Settantuno anni, vita da libertino dichiarato (“premierei gli inventori del Viagra”), una moglie ufficiale e due occasionali, un paio di figli, da sindaco ha sempre fatto lo sceriffo, andando in moto in testa a squadre anticrimine e mettendo in cima ai progetti non soluzioni economiche per un territorio in grande crisi ma la lotta alla violenza diffusa: “Il mio governo costruirà meno prigioni e più pompe funebri per i trafficanti”, ha giurato. Si professa cattolico ma ammette di non andare in chiesa. “Se rispettassi i dieci comandamenti non potrei mai fare il politico”, spiega ridendo.

A suo merito sul fronte dei diritti umani è ascritta la nomina di un vicesindaco musulmano, nonché le sue pubbliche aperture ai diritti dei gay e dei transessuali.

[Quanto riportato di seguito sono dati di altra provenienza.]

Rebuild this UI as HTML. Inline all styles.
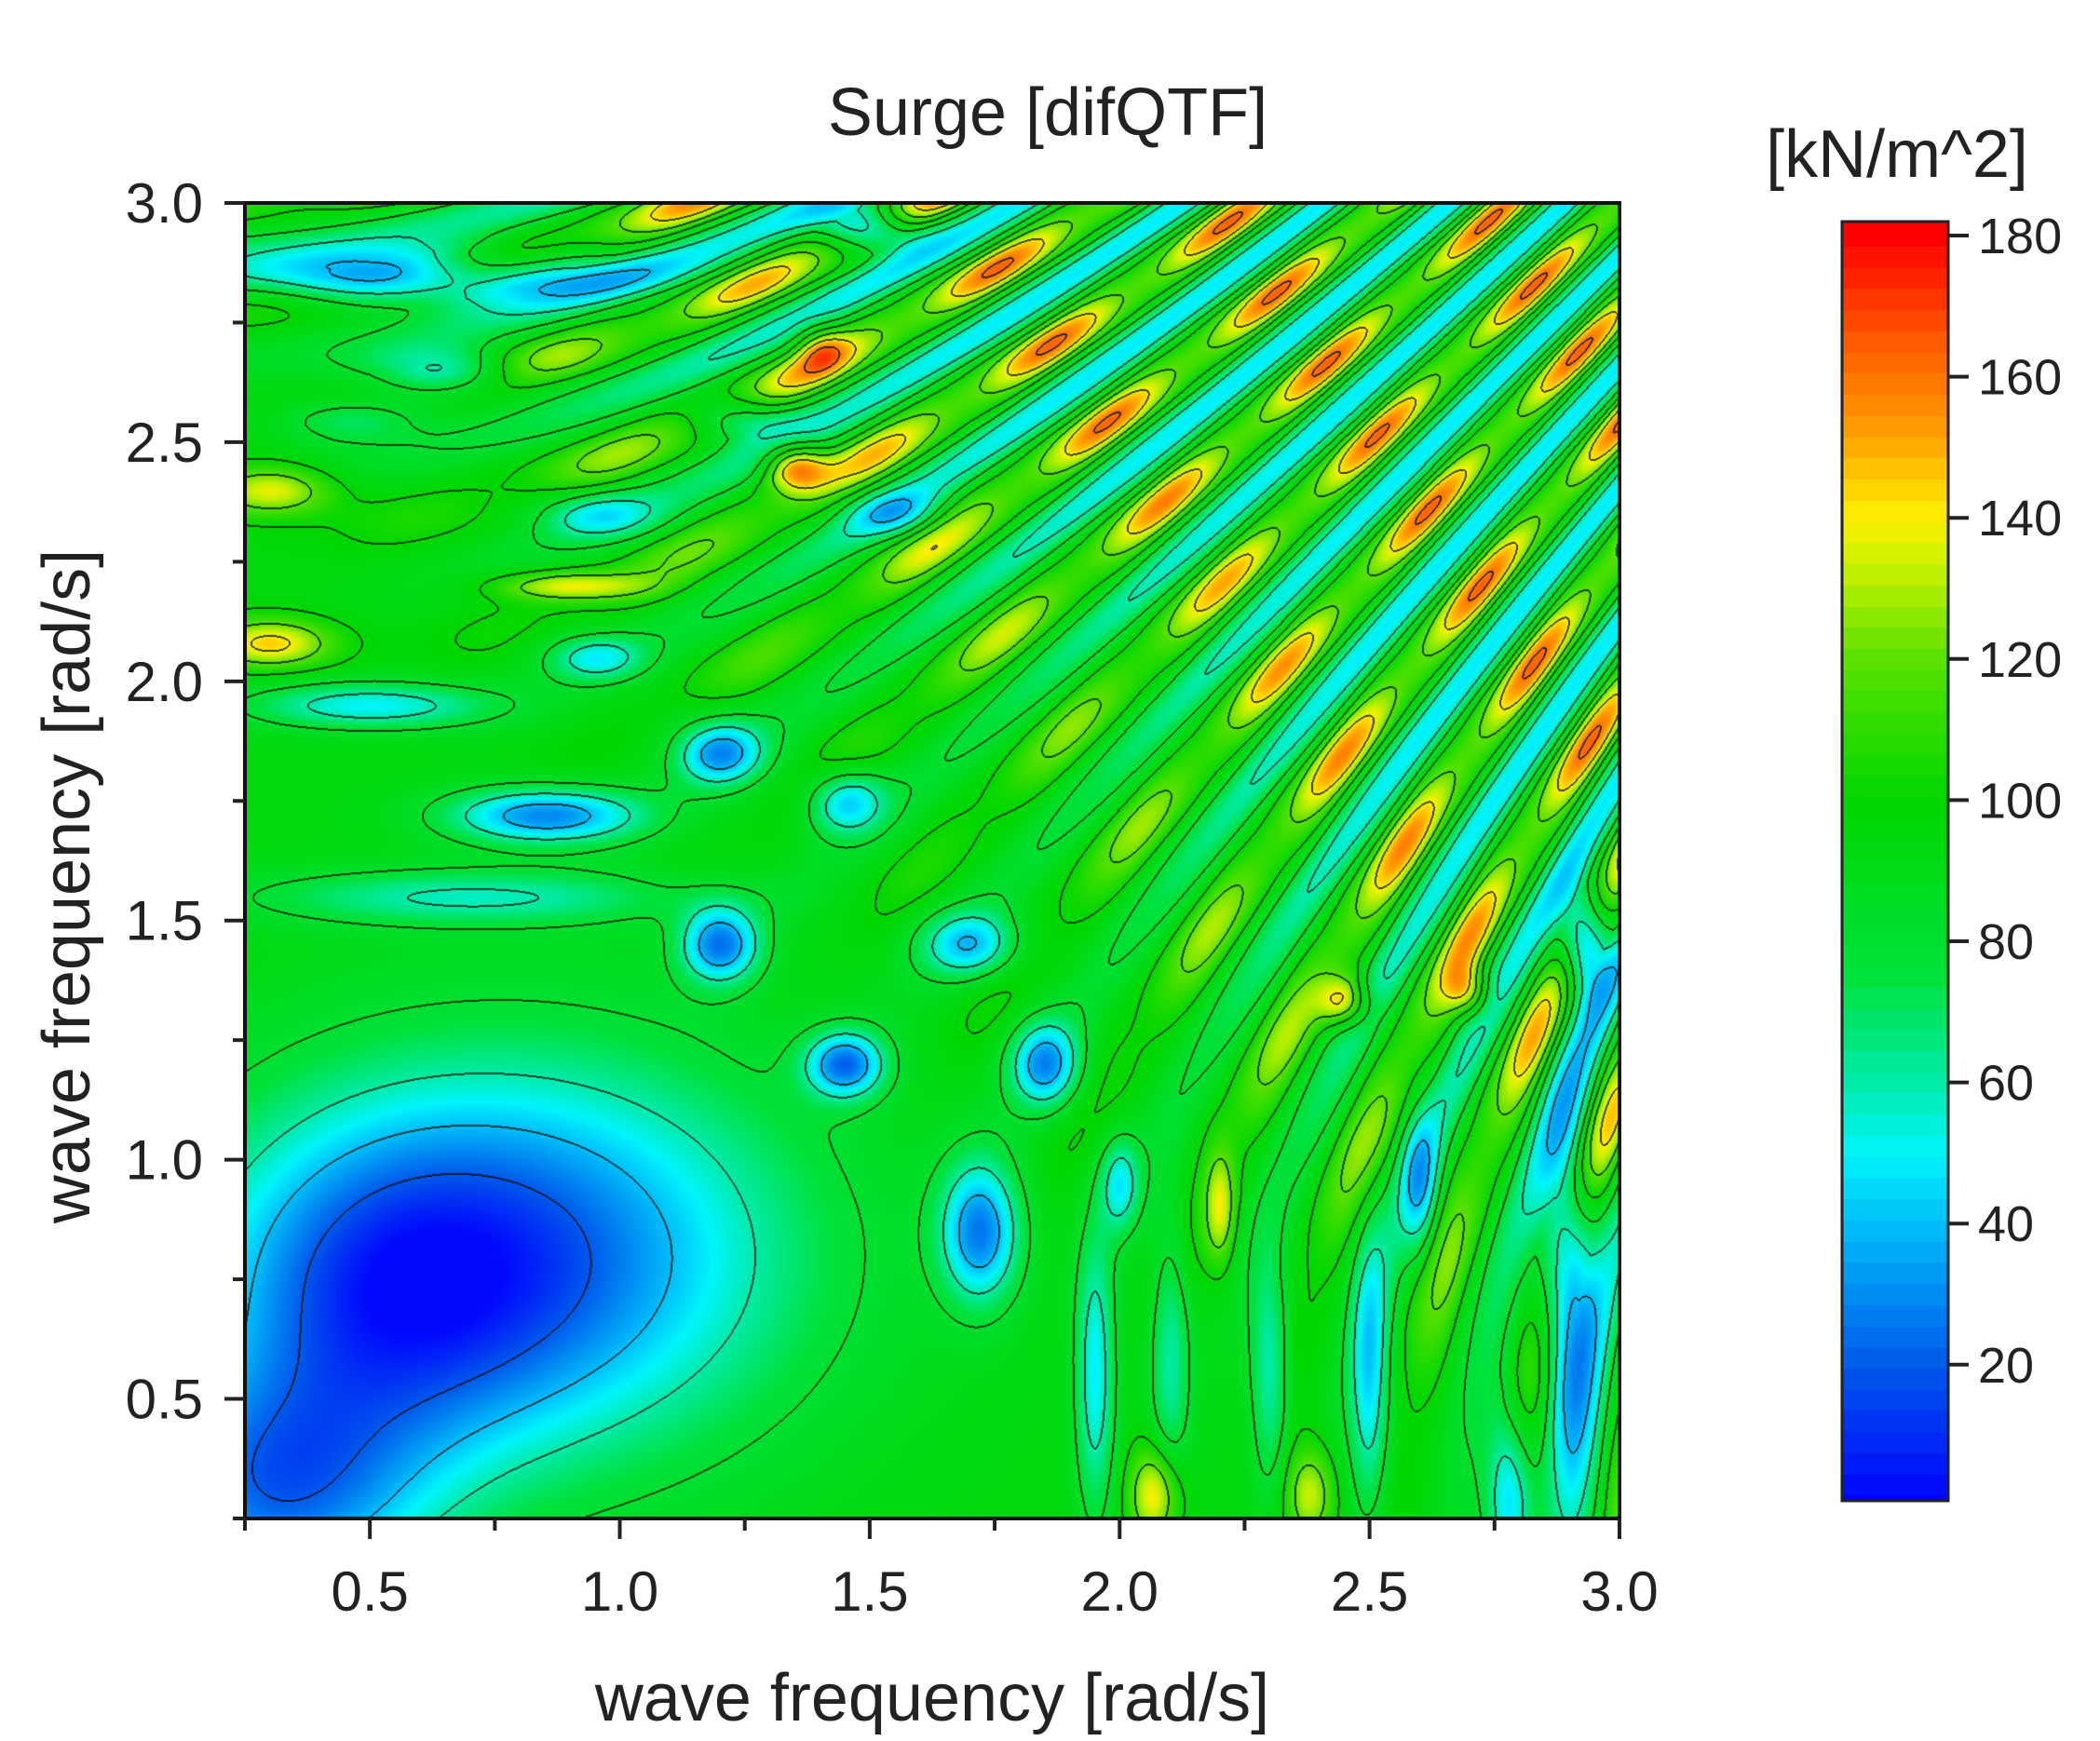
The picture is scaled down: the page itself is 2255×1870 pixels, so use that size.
<!DOCTYPE html>
<html><head><meta charset="utf-8"><style>
html,body{margin:0;padding:0;background:#fff;width:2255px;height:1870px;overflow:hidden}
#c{position:absolute;left:263px;top:218px;width:1476px;height:1413px}
#cb{position:absolute;left:1978px;top:238px;width:114px;height:1374px}
svg{position:absolute;left:0;top:0}
text{font-family:"Liberation Sans",Arial,sans-serif;fill:#222}
</style></head><body>
<canvas id="c" width="1476" height="1413"></canvas>
<canvas id="cb" width="114" height="1374"></canvas>
<svg width="2255" height="1870" xmlns="http://www.w3.org/2000/svg">
<rect x="263" y="218" width="1476" height="1413" fill="none" stroke="#111" stroke-width="4"/>
<rect x="1978" y="238" width="114" height="1374" fill="none" stroke="#222" stroke-width="3"/>
<g stroke="#222" stroke-width="4" id="ticks"></g>
<text x="1125" y="145" font-size="72" text-anchor="middle">Surge [difQTF]</text>
<text x="2037" y="190" font-size="72" text-anchor="middle">[kN/m^2]</text>
<text x="1001" y="1848" font-size="72" text-anchor="middle">wave frequency [rad/s]</text>
<text transform="translate(96,952) rotate(-90)" font-size="72" text-anchor="middle">wave frequency [rad/s]</text>
<g font-size="60" text-anchor="middle" id="xl"></g>
<g font-size="60" text-anchor="end" id="yl"></g>
<g font-size="54" text-anchor="start" id="cl"></g>
</svg>
<script>
function ss(a,b,x){var t=Math.min(1,Math.max(0,(x-a)/(b-a)));return t*t*(3-2*t);}
function g(x,y,cx,cy,sx,sy){var dx=(x-cx)/sx,dy=(y-cy)/sy;return Math.exp(-(dx*dx+dy*dy));}
function f(x,y){
 var s=x+y,d=x-y;
 var amp=62*ss(2.3,4.6,s)*(0.55+0.45*ss(1.6,2.6,Math.max(x,y)));
 var ph=4.9*d*s;
 var st=Math.cos(ph);
 var bump=0.65+0.35*Math.cos(10*s+2*d);
 var v=95+amp*(st>0?st*bump*1.1:st*0.75);
 v-=72*g(x,y,0.8,0.8,0.55,0.42);
 v-=60*g(x,y,0.3,0.3,0.3,0.25);
 v-=40*g(x,y,0.5,0.7,0.35,0.35);
 var B=[[1.2,1.85,.09,.07,60],[0.85,1.72,.2,.06,65],[1.2,1.45,.08,.08,65],[1.45,1.2,.08,.07,65],[1.85,1.2,.07,.09,60],
 [1.72,0.85,.08,.15,65],[1.45,1.75,.08,.07,50],[1.7,1.45,.1,.07,50],[0.95,2.05,.1,.05,40],[0.95,2.35,.12,.05,35],
 [1.25,2.55,.1,.05,35],[0.65,2.65,.15,.05,40],[0.45,2.55,.15,.05,35],[0.6,2.85,.4,.06,70],[1.5,2.95,.1,.05,60],
 [0.5,1.95,.25,.05,45],[0.7,1.55,.45,.06,35],[2.93,1.45,.05,.12,60],[2.9,0.7,.06,.45,60],[2.78,0.3,.05,.2,55],
 [2.5,0.55,.04,.3,45],[2.3,0.55,.04,.25,40],[2.1,0.6,.04,.3,35],[1.95,0.55,.04,.3,45],[2.0,0.95,.04,.1,40],[2.6,0.95,.04,.15,40],[1.55,2.35,.1,.05,30]];
 for(var i=0;i<B.length;i++){var b=B[i];v-=b[4]*g(x,y,b[0],b[1],b[2],b[3]);}
 var P=[[0.3,2.4,.12,.05,45],[0.3,2.08,.12,.05,50],[0.9,2.2,.15,.03,40],[2.07,0.3,.05,.1,50],[2.38,0.3,.05,.1,40],[2.2,0.9,.03,.12,40],[1.35,2.45,.06,.05,60],[1.4,2.7,.05,.05,30],[2.45,1.33,.05,.05,50],[2.7,1.35,.04,.05,40]];
 for(i=0;i<P.length;i++){var p=P[i];v+=p[4]*g(x,y,p[0],p[1],p[2],p[3]);}
 return Math.max(2,Math.min(182,v));
}
var CM=[[0,0,0,255],[20,0,90,235],[40,0,190,250],[50,0,245,250],[60,0,235,170],[75,0,225,60],[100,0,215,0],[120,90,225,0],[132,190,240,0],[140,255,240,0],[152,255,160,0],[165,255,90,0],[180,255,0,0],[200,255,0,0]];
function col(v){for(var i=0;i<CM.length-1;i++){if(v<=CM[i+1][0]){var t=(v-CM[i][0])/(CM[i+1][0]-CM[i][0]);return [CM[i][1]+t*(CM[i+1][1]-CM[i][1]),CM[i][2]+t*(CM[i+1][2]-CM[i][2]),CM[i][3]+t*(CM[i+1][3]-CM[i][3])];}}return [255,0,0];}
var cv=document.getElementById('c'),ctx=cv.getContext('2d'),W=1476,H=1413;
var im=ctx.createImageData(W,H),D=im.data,V=new Float32Array(W*H);
for(var j=0;j<H;j++){var y=3-j/H*2.75;for(var i=0;i<W;i++){V[j*W+i]=f(0.25+i/W*2.75,y);}}
for(j=0;j<H;j++)for(i=0;i<W;i++){var k=j*W+i,v=V[k],c=col(v);
 var lv=Math.floor(v/20),line=false;
 if(i<W-1&&Math.floor(V[k+1]/20)!=lv)line=true;
 if(j<H-1&&Math.floor(V[k+W]/20)!=lv)line=true;
 if(i>0&&Math.floor(V[k-1]/20)!=lv)line=true;
 if(j>0&&Math.floor(V[k-W]/20)!=lv)line=true;
 if(line){c=[c[0]*0.2,c[1]*0.3,c[2]*0.25];}
 D[k*4]=c[0];D[k*4+1]=c[1];D[k*4+2]=c[2];D[k*4+3]=255;}
ctx.putImageData(im,0,0);
var cb=document.getElementById('cb'),cx2=cb.getContext('2d');
for(j=0;j<1374;j++){var vv=182-j/1374*181.3;var c2=col(Math.round(vv/3)*3);cx2.fillStyle='rgb('+(c2[0]|0)+','+(c2[1]|0)+','+(c2[2]|0)+')';cx2.fillRect(0,j,114,1);}
var NS='http://www.w3.org/2000/svg',tk=document.getElementById('ticks');
function ln(x1,y1,x2,y2){var l=document.createElementNS(NS,'line');l.setAttribute('x1',x1);l.setAttribute('y1',y1);l.setAttribute('x2',x2);l.setAttribute('y2',y2);tk.appendChild(l);}
function tx(gid,x,y,s){var t=document.createElementNS(NS,'text');t.setAttribute('x',x);t.setAttribute('y',y);t.textContent=s;document.getElementById(gid).appendChild(t);}
for(var q=0.25;q<=3.001;q+=0.25){var X=263+(q-0.25)/2.75*1476;var maj=Math.abs(q*2-Math.round(q*2))<0.01;ln(X,1631,X,1631+(maj?22:13));
 var Y=1631-(q-0.25)/2.75*1413;ln(263,Y,263-(maj?22:13),Y);
 if(maj){tx('xl',X,1730,q.toFixed(1));tx('yl',218,Y+21,q.toFixed(1));}}
for(var cvv=20;cvv<=180;cvv+=20){var Yc=253+(180-cvv)/20*151.6;ln(2092,Yc,2114,Yc);tx('cl',2124,Yc+19,String(cvv));}
</script>
</body></html>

Ma gli oppositori ricordano che per portare Davao al quinto posto tra le città più sicure del mondo, Duterte ha stretto un’alleanza anche con i guerriglieri comunisti del Sud, con l’idea di cooptare qualche ribelle perfino nel nuovo Gabinetto. E a chi pensa all’ipotesi di un golpe militare si ricordano strane alleanze.

Certamente per le Filippine si prospetta un futuro buio. Un Paese terribile anche per i giornalisti. Un morto già quest’anno, sette l’anno scorso, 150 – secondo Amnesty – dal 1986 ad oggi con soli quindici arresti. Per non parlare delle torture. Un paradiso a guardarlo da lontano, un inferno a starci dentro.